La Conquête coloniale n'est pas seulement une période historique de la France et de l'Afrique sur le sol Amérindien. Elle incarne la réunion de la totalité du monde dans une inégalité fondamentale qui interpelle toutes les formes de la pensée moderne. Elle est en effet à la fois le lieu de la concrétisation de la planète et, en même temps, de la division irréductible des peuples, division imposée par le partage symbolique du monde décrété par Noé, parlant au nom du Dieu des peuples civilisés.
Dans le Nouveau-monde, les hommes vont ainsi expérimenter une catégorisation sociale inédite : la hiérarchie de classes se doublera en effet d'une hiérarchie de races ; et la couleur de la peau devient un marqueur anthropologique qui autorise la domination juridique et morale de l'occident.
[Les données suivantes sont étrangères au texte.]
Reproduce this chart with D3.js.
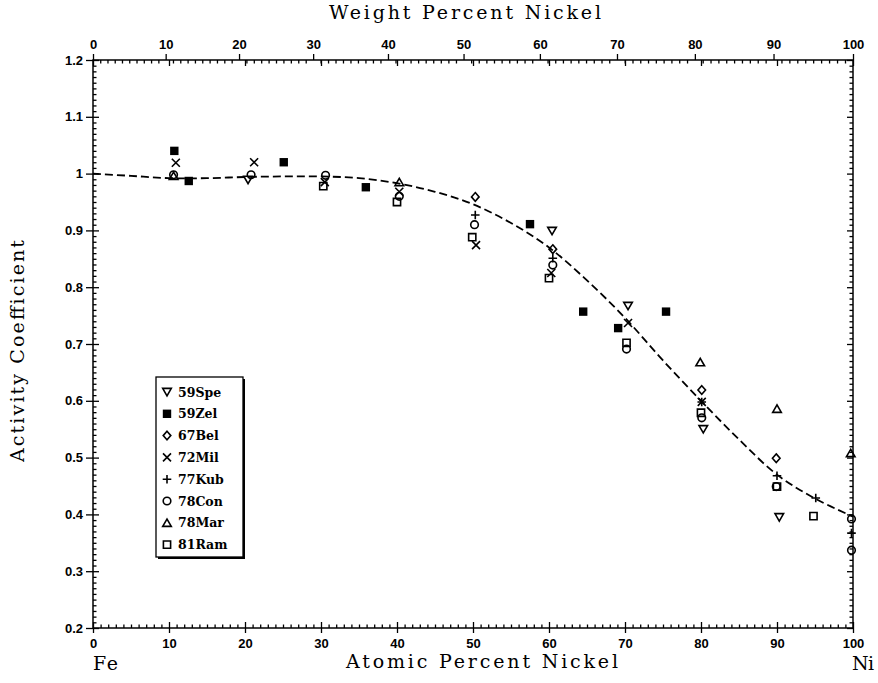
<!DOCTYPE html>
<html><head><meta charset="utf-8">
<script src="https://cdn.jsdelivr.net/npm/d3@7"></script>
<style>
html,body{margin:0;padding:0;background:#fff;}
svg{display:block;}
</style></head>
<body>
<svg id="chart" width="878" height="683"></svg>
<script>
// ---------- DATA ----------
const seriesNames = ["59Spe","59Zel","67Bel","72Mil","77Kub","78Con","78Mar","81Ram"];

const spe_x = [20.4, 60.4, 70.4, 80.3, 90.3];
const spe_y = [0.989, 0.899, 0.767, 0.550, 0.395];

const zel_x = [10.7, 12.6, 25.1, 35.9, 57.5, 64.5, 69.1, 75.4];
const zel_y = [1.040, 0.987, 1.020, 0.976, 0.911, 0.757, 0.728, 0.757];

const bel_x = [50.3, 60.5, 80.1, 89.9];
const bel_y = [0.959, 0.867, 0.619, 0.499];

const mil_x = [10.9, 21.2, 30.5, 40.3, 50.4, 60.3, 70.4, 80.1];
const mil_y = [1.019, 1.020, 0.985, 0.968, 0.874, 0.825, 0.737, 0.598];

const kub_x = [50.3, 60.5, 80.1, 90.0, 95.1, 99.8];
const kub_y = [0.927, 0.851, 0.598, 0.468, 0.429, 0.367];

const con_x = [10.6, 20.8, 30.6, 40.3, 50.2, 60.5, 70.2, 80.1, 89.9, 99.8, 99.8];
const con_y = [0.998, 0.998, 0.997, 0.960, 0.910, 0.839, 0.691, 0.570, 0.449, 0.392, 0.337];

const mar_x = [10.6, 40.3, 79.9, 90.0, 99.7];
const mar_y = [0.996, 0.985, 0.668, 0.586, 0.508];

const ram_x = [30.3, 40.0, 49.9, 60.0, 70.2, 80.0, 90.0, 94.8];
const ram_y = [0.978, 0.950, 0.888, 0.816, 0.702, 0.579, 0.449, 0.397];

// dashed fitted curve
const curve_x = [0, 5, 10, 15, 20, 25, 30, 35, 40, 45, 50, 55, 60, 65, 70, 75, 80, 85, 90, 95, 100];
const curve_y = [1.000, 0.996, 0.992, 0.992, 0.994, 0.995, 0.995, 0.992, 0.983, 0.968, 0.946, 0.913, 0.870, 0.812, 0.746, 0.671, 0.600, 0.532, 0.470, 0.428, 0.396];

// tick labels
const atomicTicks = [0,10,20,30,40,50,60,70,80,90,100];
const weightTicks = [0,10,20,30,40,50,60,70,80,90,100];
const yTicks = [0.2,0.3,0.4,0.5,0.6,0.7,0.8,0.9,1.0,1.1,1.2];
const yTickLabels = ["0.2","0.3","0.4","0.5","0.6","0.7","0.8","0.9","1","1.1","1.2"];

// ---------- CHART ----------
const svg = d3.select("#chart");
const L = 93, R = 853, T = 60, B = 628;
const x = d3.scaleLinear().domain([0,100]).range([L,R]);
const y = d3.scaleLinear().domain([0.2,1.2]).range([B,T]);

// weight % -> atomic %
const mFe = 55.845, mNi = 58.693;
function w2a(w){ if(w<=0) return 0; if(w>=100) return 100; const n=w/mNi, f=(100-w)/mFe; return 100*n/(n+f); }

const tickFont = "'Liberation Sans', Arial, sans-serif";
const titleFont = "'DejaVu Serif', 'Liberation Serif', serif";

function styleAxis(g){
  g.select(".domain").remove();
  g.selectAll("line").attr("stroke","#000").attr("stroke-width",1.3);
  g.selectAll("text").attr("font-family",tickFont).attr("font-size",13).attr("font-weight","bold").attr("fill","#000");
}

const minorX = d3.range(0,101,1).filter(d=>d%10!==0);
const minorY = d3.range(20,121,1).filter(d=>d%10!==0).map(d=>d/100);

// bottom axis: major outward + labels
svg.append("g").attr("transform",`translate(0,${B})`)
  .call(d3.axisBottom(x).tickValues(atomicTicks).tickSize(5).tickPadding(6).tickFormat(d=>d))
  .call(styleAxis);
svg.append("g").attr("transform",`translate(0,${B})`)
  .call(d3.axisTop(x).tickValues(atomicTicks).tickSize(6).tickFormat(""))
  .call(styleAxis);
svg.append("g").attr("transform",`translate(0,${B})`)
  .call(d3.axisTop(x).tickValues(minorX).tickSize(3.5).tickFormat(""))
  .call(styleAxis);

// top axis: weight percent labels outward
const wPos = weightTicks.map(w2a);
svg.append("g").attr("transform",`translate(0,${T})`)
  .call(d3.axisTop(x).tickValues(wPos).tickSize(6).tickPadding(5).tickFormat((d,i)=>weightTicks[i]))
  .call(styleAxis);
const minorW = d3.range(0,101,1).filter(d=>d%10!==0).map(w2a);
svg.append("g").attr("transform",`translate(0,${T})`)
  .call(d3.axisBottom(x).tickValues(minorW).tickSize(3.5).tickFormat(""))
  .call(styleAxis);
svg.append("g").attr("transform",`translate(0,${T})`)
  .call(d3.axisBottom(x).tickValues(atomicTicks).tickSize(6).tickFormat(""))
  .call(styleAxis);

// left axis
svg.append("g").attr("transform",`translate(${L},0)`)
  .call(d3.axisLeft(y).tickValues(yTicks).tickSize(7).tickPadding(3).tickFormat((d,i)=>yTickLabels[i]))
  .call(styleAxis);
svg.append("g").attr("transform",`translate(${L},0)`)
  .call(d3.axisRight(y).tickValues(yTicks).tickSize(6).tickFormat(""))
  .call(styleAxis);
svg.append("g").attr("transform",`translate(${L},0)`)
  .call(d3.axisRight(y).tickValues(minorY).tickSize(3.5).tickFormat(""))
  .call(styleAxis);
// right axis inward
svg.append("g").attr("transform",`translate(${R},0)`)
  .call(d3.axisLeft(y).tickValues(yTicks).tickSize(6).tickFormat(""))
  .call(styleAxis);
svg.append("g").attr("transform",`translate(${R},0)`)
  .call(d3.axisLeft(y).tickValues(minorY).tickSize(3.5).tickFormat(""))
  .call(styleAxis);

// frame
svg.append("rect").attr("x",L).attr("y",T).attr("width",R-L).attr("height",B-T)
  .attr("fill","none").attr("stroke","#000").attr("stroke-width",1.5);

// dashed curve
const curvePts = curve_x.map((d,i)=>[d,curve_y[i]]);
svg.append("path").datum(curvePts)
  .attr("d", d3.line().x(d=>x(d[0])).y(d=>y(d[1])).curve(d3.curveCatmullRom))
  .attr("fill","none").attr("stroke","#000").attr("stroke-width",1.8)
  .attr("stroke-dasharray","8,4");

// markers
function markerPath(type){
  const p = d3.path();
  switch(type){
    case "down": p.moveTo(-4.3,-3.6); p.lineTo(4.3,-3.6); p.lineTo(0,3.8); p.closePath(); break;
    case "up": p.moveTo(-4.3,3.6); p.lineTo(4.3,3.6); p.lineTo(0,-3.8); p.closePath(); break;
    case "fsq": p.rect(-4.2,-4.2,8.4,8.4); break;
    case "sq": p.rect(-3.6,-3.6,7.2,7.2); break;
    case "dia": p.moveTo(0,-4.3); p.lineTo(3.8,0); p.lineTo(0,4.3); p.lineTo(-3.8,0); p.closePath(); break;
    case "x": p.moveTo(-4,-4); p.lineTo(4,4); p.moveTo(-4,4); p.lineTo(4,-4); break;
    case "plus": p.moveTo(-4.3,0); p.lineTo(4.3,0); p.moveTo(0,-4.3); p.lineTo(0,4.3); break;
    case "circ": p.arc(0,0,3.8,0,2*Math.PI); break;
  }
  return p.toString();
}

const series = [
  {name:seriesNames[0], type:"down", xs:spe_x, ys:spe_y},
  {name:seriesNames[1], type:"fsq", xs:zel_x, ys:zel_y},
  {name:seriesNames[2], type:"dia", xs:bel_x, ys:bel_y},
  {name:seriesNames[3], type:"x", xs:mil_x, ys:mil_y},
  {name:seriesNames[4], type:"plus", xs:kub_x, ys:kub_y},
  {name:seriesNames[5], type:"circ", xs:con_x, ys:con_y},
  {name:seriesNames[6], type:"up", xs:mar_x, ys:mar_y},
  {name:seriesNames[7], type:"sq", xs:ram_x, ys:ram_y}
];

function styleMarker(sel, type){
  if(type==="fsq") sel.attr("fill","#000").attr("stroke","none");
  else sel.attr("fill","none").attr("stroke","#000").attr("stroke-width",1.6);
}

series.forEach(s=>{
  const pts = s.xs.map((d,i)=>[d,s.ys[i]]);
  svg.append("g").selectAll("path").data(pts).join("path")
    .attr("d", markerPath(s.type))
    .attr("transform", d=>`translate(${x(d[0])},${y(d[1])})`)
    .call(styleMarker, s.type);
});

// legend
const lg = svg.append("g");
const lgX = 156, lgY = 377, lgW = 87, lgH = 180, rowH = 21.8;
lg.append("rect").attr("x",lgX+2).attr("y",lgY+2).attr("width",lgW).attr("height",lgH).attr("fill","#000");
lg.append("rect").attr("x",lgX).attr("y",lgY).attr("width",lgW).attr("height",lgH)
  .attr("fill","#fff").attr("stroke","#000").attr("stroke-width",1.3);
series.forEach((s,i)=>{
  const cy = lgY + 15 + i*rowH;
  lg.append("path").attr("d",markerPath(s.type)).attr("transform",`translate(${lgX+11},${cy})`).call(styleMarker,s.type);
  lg.append("text").attr("x",lgX+22).attr("y",cy+4.5).text(s.name)
    .attr("font-family","'DejaVu Serif', serif").attr("font-weight","bold").attr("font-size",12.5).attr("fill","#000");
});

// titles
svg.append("text").attr("x",465).attr("y",19).attr("text-anchor","middle")
  .attr("font-family",titleFont).attr("font-size",19).attr("textLength",272).attr("lengthAdjust","spacing")
  .text("Weight Percent Nickel");
svg.append("text").attr("x",482).attr("y",668).attr("text-anchor","middle")
  .attr("font-family",titleFont).attr("font-size",19).attr("textLength",272).attr("lengthAdjust","spacing")
  .text("Atomic Percent Nickel");
svg.append("text").attr("transform","translate(24,351) rotate(-90)").attr("text-anchor","middle")
  .attr("font-family",titleFont).attr("font-size",19).attr("textLength",222).attr("lengthAdjust","spacing")
  .text("Activity Coefficient");
svg.append("text").attr("x",93).attr("y",670)
  .attr("font-family",titleFont).attr("font-size",19).attr("textLength",25).attr("lengthAdjust","spacing").text("Fe");
svg.append("text").attr("x",852).attr("y",670)
  .attr("font-family",titleFont).attr("font-size",19).attr("textLength",22).attr("lengthAdjust","spacing").text("Ni");
</script>
</body></html>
Seul, le Blanc, pur et ingénu de naissance, a le droit à la conquête et au pouvoir. Le non-blanc, maculé par une impureté fondamentale, est condamné à être servile. Le Noir, à l'ultime extrémité de la chaîne de réprouvés, vivra cette punition par la confiscation de son corps, déshumanisé et réifié.
Dès lors, la construction identitaire du non-blanc devient problématique : c'est d'abord son corps, et surtout sa peau, qui parle de lui et pour lui. Il est perçu en premier lieu comme l'inférieur de naissance, le vaincu de l'histoire, le dégénéré, le monstre, ainsi qu'en témoignent de nombreuses relations de voyage. L'image sociale imposée par trois siècles de domination fracture l'image de soi qui ne peut résister dans un univers de violence, d'humiliation et de sévices constants. Le corps noir est perçu comme lieu de la déconstruction de l'être puisqu'il entrave tout dialogue ; le rapport humain se construisant inévitablement sur le schème : Moi/Peau/Toi. L'esprit refuse donc ce corps qui l'entrave et le projette dans l'abîme. Déjà objet du maître, il devient rejet de la conscience insulaire. La langue elle-même porte la trace de cette déchirure fondatrice de l'identité schizophrénique du noir, elle s'interdit toute réflexivité, voire toute subjectivité, tenant constamment le corps à distance : Je me regarde / Man ka gadé kô mwen
La couleur noire cristallise toutes les hontes et toutes les haines. Elle renvoie sans cesse à une histoire d'esclavage. La peau devient alors l'enjeu de tous les possibles et la couleur, qui donne l'accès à la liberté et à la reconnaissance, une obsession. La lactification post-esclavagiste est une vaste entreprise sociale qui n'épargne aucune classe. Le corps perdu dans l'histoire de l'esclavage est illusoirement reconquis dans l'aventure du métissage, dernier avatar de l'imposture coloniale, sous la forme du corps rêvé. Désormais le corps noir, mutilé, jugulé, hideusement fardé, devra se présenter sous la livrée esthétique imposée par les valeurs du maître, unique référent.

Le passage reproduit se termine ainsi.